Look within: Editorial on India's strength being its value and not its assets

Samantha Power's speech was a nudge to New Delhi to clear the shadow hovering over its commitment to its historical values

The Editorial Board Published 29.07.22, 03:48 AM
Samantha Power

Samantha Power Wikipedia

Every nation has its own sense of identity. Yet it must stay aware of how it is viewed by the outside world. India’s biggest strength globally has not been its assets, but its values, Samantha Power, the administrator of the United States Agency for International Development, said in New Delhi on Wednesday. In a speech that was diplomatically worded yet brimming with subtle messages, Ms Power referred to India’s multi-ethnic and multi-party democracy, its traditional support for free speech, and tolerance for dissent and diversity as the pillars that have made the country a resilient force. At a time when New Delhi’s global ambitions often result in bold promises it cannot keep — such as on the export of food and vaccines — Ms Power’s comments serve as an important reminder of what the world most respects about India. Indeed, India is today among the world’s big economies and is using its resources to increase its aid to other countries in need. But there too, as Ms Power pointed out, what makes India’s assistance special is that it comes with fewer strings attached than is often the case with foreign aid. She contrasted India’s soft loans worth $3.5 billion to Sri Lanka amid the island nation’s economic crisis with China’s high-interest, debt-creating lending patterns.

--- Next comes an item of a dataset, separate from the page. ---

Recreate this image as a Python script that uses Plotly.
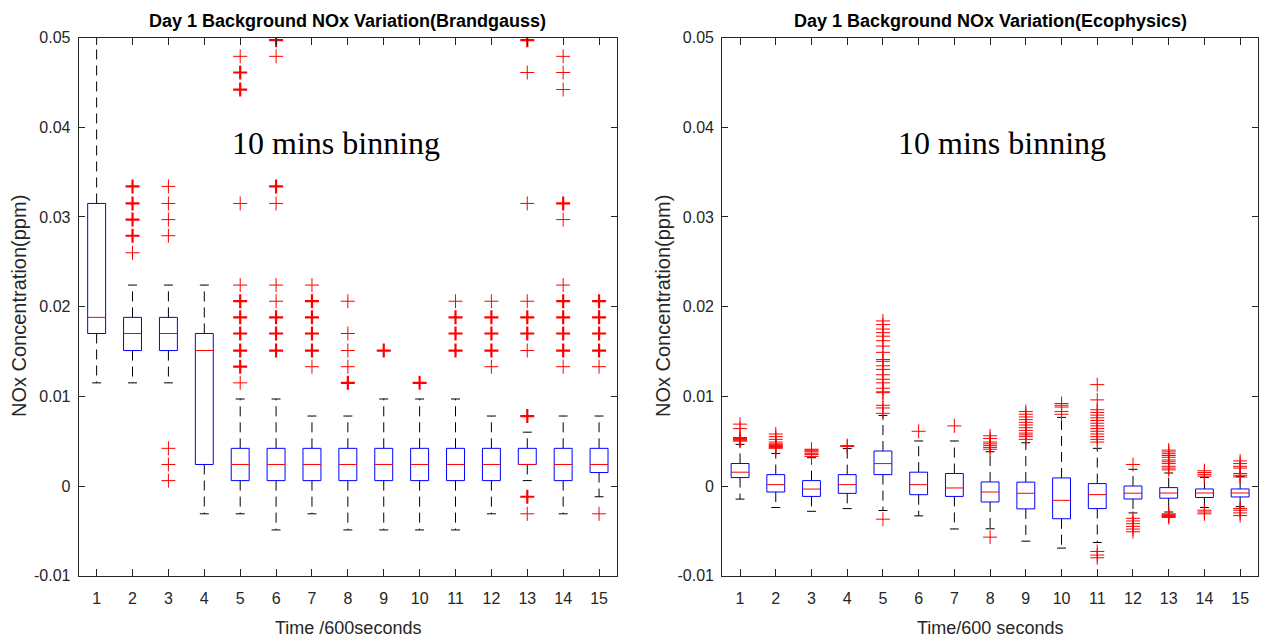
import collections
import plotly.graph_objects as go

# ---------------- data ----------------
groups = list(range(1, 16))
x_tick_labels = [str(g) for g in groups]
y_tick_vals = [0.05, 0.04, 0.03, 0.02, 0.01, 0.0, -0.01]
y_tick_labels = ["0.05", "0.04", "0.03", "0.02", "0.01", "0", "-0.01"]

# Brandgauss (left panel)
bg_q1 = [0.0170, 0.0151, 0.0151, 0.0024, 0.0006, 0.0006, 0.0006, 0.0006, 0.0006, 0.0006, 0.0006, 0.0006, 0.0024, 0.0006, 0.0015]
bg_med = [0.0188, 0.0170, 0.0170, 0.0151, 0.0024, 0.0024, 0.0024, 0.0024, 0.0024, 0.0024, 0.0024, 0.0024, 0.0024, 0.0024, 0.0024]
bg_q3 = [0.0315, 0.0188, 0.0188, 0.0170, 0.0042, 0.0042, 0.0042, 0.0042, 0.0042, 0.0042, 0.0042, 0.0042, 0.0042, 0.0042, 0.0042]
bg_lo = [0.0115, 0.0115, 0.0115, -0.0031, -0.0031, -0.0049, -0.0031, -0.0049, -0.0049, -0.0049, -0.0049, -0.0031, 0.0006, -0.0031, -0.0012]
bg_hi = [0.0520, 0.0224, 0.0224, 0.0224, 0.0097, 0.0097, 0.0078, 0.0078, 0.0097, 0.0097, 0.0097, 0.0078, 0.0060, 0.0078, 0.0078]
bg_out = [
    [],
    [0.0334, 0.0334, 0.0315, 0.0315, 0.0297, 0.0297, 0.0279, 0.0279, 0.0260],
    [0.0334, 0.0315, 0.0297, 0.0279, 0.0042, 0.0024, 0.0006],
    [],
    [0.0479, 0.0461, 0.0461, 0.0442, 0.0442, 0.0315, 0.0224, 0.0206, 0.0206, 0.0188, 0.0188,
     0.0170, 0.0170, 0.0151, 0.0151, 0.0133, 0.0133, 0.0115],
    [0.0497, 0.0497, 0.0479, 0.0334, 0.0334, 0.0315, 0.0224, 0.0206, 0.0188, 0.0188, 0.0170, 0.0170, 0.0151, 0.0151],
    [0.0224, 0.0206, 0.0206, 0.0188, 0.0188, 0.0170, 0.0170, 0.0151, 0.0151, 0.0133],
    [0.0206, 0.0170, 0.0151, 0.0133, 0.0115, 0.0115],
    [0.0151, 0.0151],
    [0.0115, 0.0115],
    [0.0206, 0.0188, 0.0188, 0.0170, 0.0170, 0.0151, 0.0151],
    [0.0206, 0.0188, 0.0188, 0.0170, 0.0170, 0.0151, 0.0151, 0.0133],
    [0.0497, 0.0497, 0.0461, 0.0315, 0.0206, 0.0188, 0.0188, 0.0170, 0.0170, 0.0151,
     0.0078, 0.0078, -0.0012, -0.0012, -0.0031],
    [0.0479, 0.0461, 0.0442, 0.0315, 0.0315, 0.0297, 0.0224, 0.0206, 0.0206, 0.0188, 0.0188,
     0.0170, 0.0170, 0.0151, 0.0151, 0.0133],
    [0.0206, 0.0206, 0.0188, 0.0188, 0.0170, 0.0170, 0.0151, 0.0151, 0.0133, -0.0031],
]

# Ecophysics (right panel)
eco_q1 = [0.00094, -0.00067, -0.00116, -0.00082, 0.00127, -0.00097, -0.00116, -0.00178, -0.00255, -0.00365, -0.00252, -0.00145, -0.00136, -0.00128, -0.00122]
eco_med = [0.00154, 0.00015, -0.00034, 0.00015, 0.00250, 0.00015, -0.00022, -0.00067, -0.00081, -0.00160, -0.00096, -0.00080, -0.00078, -0.00078, -0.00078]
eco_q3 = [0.00251, 0.00127, 0.00060, 0.00127, 0.00390, 0.00154, 0.00139, 0.00045, 0.00043, 0.00090, 0.00027, 0.00000, -0.00018, -0.00033, -0.00033]
eco_lo = [-0.00146, -0.00240, -0.00282, -0.00252, -0.00273, -0.00333, -0.00479, -0.00477, -0.00615, -0.00692, -0.00630, -0.00300, -0.00290, -0.00240, -0.00230]
eco_hi = [0.00464, 0.00363, 0.00315, 0.00417, 0.00787, 0.00502, 0.00502, 0.00382, 0.00482, 0.00765, 0.00420, 0.00186, 0.00145, 0.00095, 0.00105]
eco_out = [
    [0.0069, 0.0064, 0.0054, 0.0053, 0.0052, 0.0051, 0.0050],
    [0.0058, 0.0055, 0.0052, 0.0049, 0.0047, 0.0046, 0.0045, 0.0044, 0.0043, 0.0042],
    [0.0041, 0.0040, 0.0039, 0.0038, 0.0036, 0.0035, 0.0033],
    [0.0045, 0.0044],
    [0.0184, 0.0180, 0.0175, 0.0171, 0.0167, 0.0162, 0.0156, 0.0149, 0.0141, 0.0139, 0.0134,
     0.0130, 0.0124, 0.0119, 0.0115, 0.0109, 0.0105, 0.0104, 0.0090, 0.0087, 0.0081, -0.0037],
    [0.0061],
    [0.0067],
    [0.0056, 0.0053, 0.0049, 0.0047, 0.0045, 0.0043, 0.0041, -0.0057],
    [0.0083, 0.0080, 0.0077, 0.0074, 0.0071, 0.0068, 0.0065, 0.0062, 0.0059, 0.0057, 0.0055, 0.0052],
    [0.0092, 0.0090, 0.0088, 0.0083, 0.0080],
    [0.0113, 0.0096, 0.0085, 0.0082, 0.0079, 0.0076, 0.0073, 0.0070, 0.0067, 0.0064, 0.0061,
     0.0058, 0.0055, 0.0052, 0.0049, -0.0073, -0.0077, -0.0080],
    [0.0024, -0.0036, -0.0039, -0.0042, -0.0045, -0.0048, -0.0051],
    [0.0040, 0.0038, 0.0036, 0.0034, 0.0032, 0.0029, 0.0027, 0.0025, 0.0022, 0.0020, 0.0018,
     -0.0031, -0.0032, -0.0033, -0.0034, -0.0035],
    [0.0017, 0.0015, 0.0013, 0.0011, -0.0027, -0.0029, -0.0031],
    [0.0028, 0.0025, 0.0022, 0.0020, 0.0014, 0.0012, 0.0010, -0.0025, -0.0027, -0.0030, -0.0033],
]

titles = ["Day 1 Background NOx Variation(Brandgauss)", "Day 1 Background NOx Variation(Ecophysics)"]
x_titles = ["Time /600seconds", "Time/600 seconds"]
y_title = "NOx Concentration(ppm)"
note = "10 mins binning"

# ---------------- styling ----------------
BOX_W = 0.5
CAP_W = 0.25
AX = "#262626"
SANS = "Liberation Sans, Arial, sans-serif"

fig = go.Figure()


def add_panel(xa, ya, q1, med, q3, lo, hi, outs):
    wx, wy, cx, cy, bx, by, mx, my = [], [], [], [], [], [], [], []
    for g, a, m, b, l, h in zip(groups, q1, med, q3, lo, hi):
        wx += [g, g, None, g, g, None]
        wy += [b, h, None, a, l, None]
        cx += [g - CAP_W / 2, g + CAP_W / 2, None, g - CAP_W / 2, g + CAP_W / 2, None]
        cy += [h, h, None, l, l, None]
        x0, x1 = g - BOX_W / 2, g + BOX_W / 2
        bx += [x0, x1, x1, x0, x0, None]
        by += [a, a, b, b, a, None]
        mx += [x0, x1, None]
        my += [m, m, None]
    common = dict(xaxis=xa, yaxis=ya, mode="lines", hoverinfo="skip", showlegend=False)
    fig.add_trace(go.Scatter(x=wx, y=wy, line=dict(color="black", width=1, dash="10px,6px"), **common))
    fig.add_trace(go.Scatter(x=cx, y=cy, line=dict(color="black", width=1), **common))
    fig.add_trace(go.Scatter(x=bx, y=by, line=dict(color="#0000ff", width=1), **common))
    fig.add_trace(go.Scatter(x=mx, y=my, line=dict(color="#ff0000", width=1), **common))
    sx, sy, dx, dy = [], [], [], []
    for g, vals in zip(groups, outs):
        for v, n in collections.Counter(vals).items():
            if n > 1:
                dx.append(g); dy.append(v)
            else:
                sx.append(g); sy.append(v)
    fig.add_trace(go.Scatter(x=sx, y=sy, xaxis=xa, yaxis=ya, mode="markers", showlegend=False,
                             marker=dict(symbol="cross-thin-open", size=10, color="#ff0000",
                                         line=dict(color="#ff0000", width=1))))
    fig.add_trace(go.Scatter(x=dx, y=dy, xaxis=xa, yaxis=ya, mode="markers", showlegend=False,
                             marker=dict(symbol="cross-thin-open", size=10, color="#ff0000",
                                         line=dict(color="#ff0000", width=2.2))))


add_panel("x", "y", bg_q1, bg_med, bg_q3, bg_lo, bg_hi, bg_out)
add_panel("x2", "y2", eco_q1, eco_med, eco_q3, eco_lo, eco_hi, eco_out)

W, H = 1265, 639
dom_left = [78.7 / W, 617.0 / W]
dom_right = [722.2 / W, 1258.0 / W]
dom_y = [1 - 575.7 / H, 1 - 37.5 / H]

xcommon = dict(range=[0.5, 15.5], tickvals=groups, ticktext=x_tick_labels, ticks="inside",
               ticklen=7, tickcolor=AX, showline=True, linecolor=AX, linewidth=1, mirror="ticks",
               showgrid=False, zeroline=False, tickfont=dict(family=SANS, size=16, color=AX),
               ticklabelstandoff=8, automargin=False)
ycommon = dict(range=[-0.01, 0.05], tickvals=y_tick_vals, ticktext=y_tick_labels, ticks="inside",
               ticklen=6, tickcolor=AX, showline=True, linecolor=AX, linewidth=1, mirror="ticks",
               showgrid=False, zeroline=False, tickfont=dict(family=SANS, size=16, color=AX),
               ticklabelstandoff=4, automargin=False)

annotations = []
for dom, title, xt, xref, yref, nx, ylx in [
    (dom_left, titles[0], x_titles[0], "x", "y", 7.67, 19),
    (dom_right, titles[1], x_titles[1], "x2", "y2", 8.33, 663),
]:
    cxp = (dom[0] + dom[1]) / 2
    annotations.append(dict(text="<b>" + title + "</b>", x=cxp, y=1 - 21 / H, xref="paper", yref="paper",
                            xanchor="center", yanchor="middle", showarrow=False,
                            font=dict(family=SANS, size=18, color="black")))
    annotations.append(dict(text=xt, x=cxp, y=1 - 628 / H, xref="paper", yref="paper",
                            xanchor="center", yanchor="middle", showarrow=False,
                            font=dict(family=SANS, size=18, color=AX)))
    annotations.append(dict(text=y_title, x=ylx / W, y=1 - 306 / H, xref="paper", yref="paper",
                            xanchor="center", yanchor="middle", textangle=-90, showarrow=False,
                            font=dict(family=SANS, size=20, color=AX)))
    annotations.append(dict(text=note, x=nx, y=0.0382, xref=xref, yref=yref,
                            xanchor="center", yanchor="middle", showarrow=False,
                            font=dict(family="Liberation Serif, Times New Roman, serif", size=32, color="black")))

fig.update_layout(
    width=W, height=H, margin=dict(l=0, r=0, t=0, b=0, pad=0, autoexpand=False),
    paper_bgcolor="white", plot_bgcolor="white", showlegend=False,
    xaxis=dict(domain=dom_left, anchor="y", **xcommon),
    yaxis=dict(domain=dom_y, anchor="x", **ycommon),
    xaxis2=dict(domain=dom_right, anchor="y2", **xcommon),
    yaxis2=dict(domain=dom_y, anchor="x2", **ycommon),
    annotations=annotations,
)

fig.write_html("out.html")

However, to read Ms Power’s reflections on India as unadulterated praise would be a mistake. The former ambassador to the United Nations wove into her speech concerns over India’s direction. While the government of Prime Minister Narendra Modi likes to insist that India’s achievements are largely a product of the past eight years, Ms Power described Jawaharlal Nehru, the country’s first prime minister, as the architect of its globalist mindset. She cited fellowships offered to students from developing countries under Nehru as examples of a much poorer India’s developmental assistance programme. Ms Power warned of forces that seek to divide people on the lines of ethnicity and religion both in India and in the United States of America. She identified the defence of pluralism, democracy and individual rights as central to the future of the world’s two largest democracies. While referencing Nehru and M.K. Gandhi, she did not mention Mr Modi even once. This was no oversight. Instead, it was a nudge to India to clear the shadow hovering over its commitment to its historical values. But a friend can only hold up a mirror. It is New Delhi that needs to look within.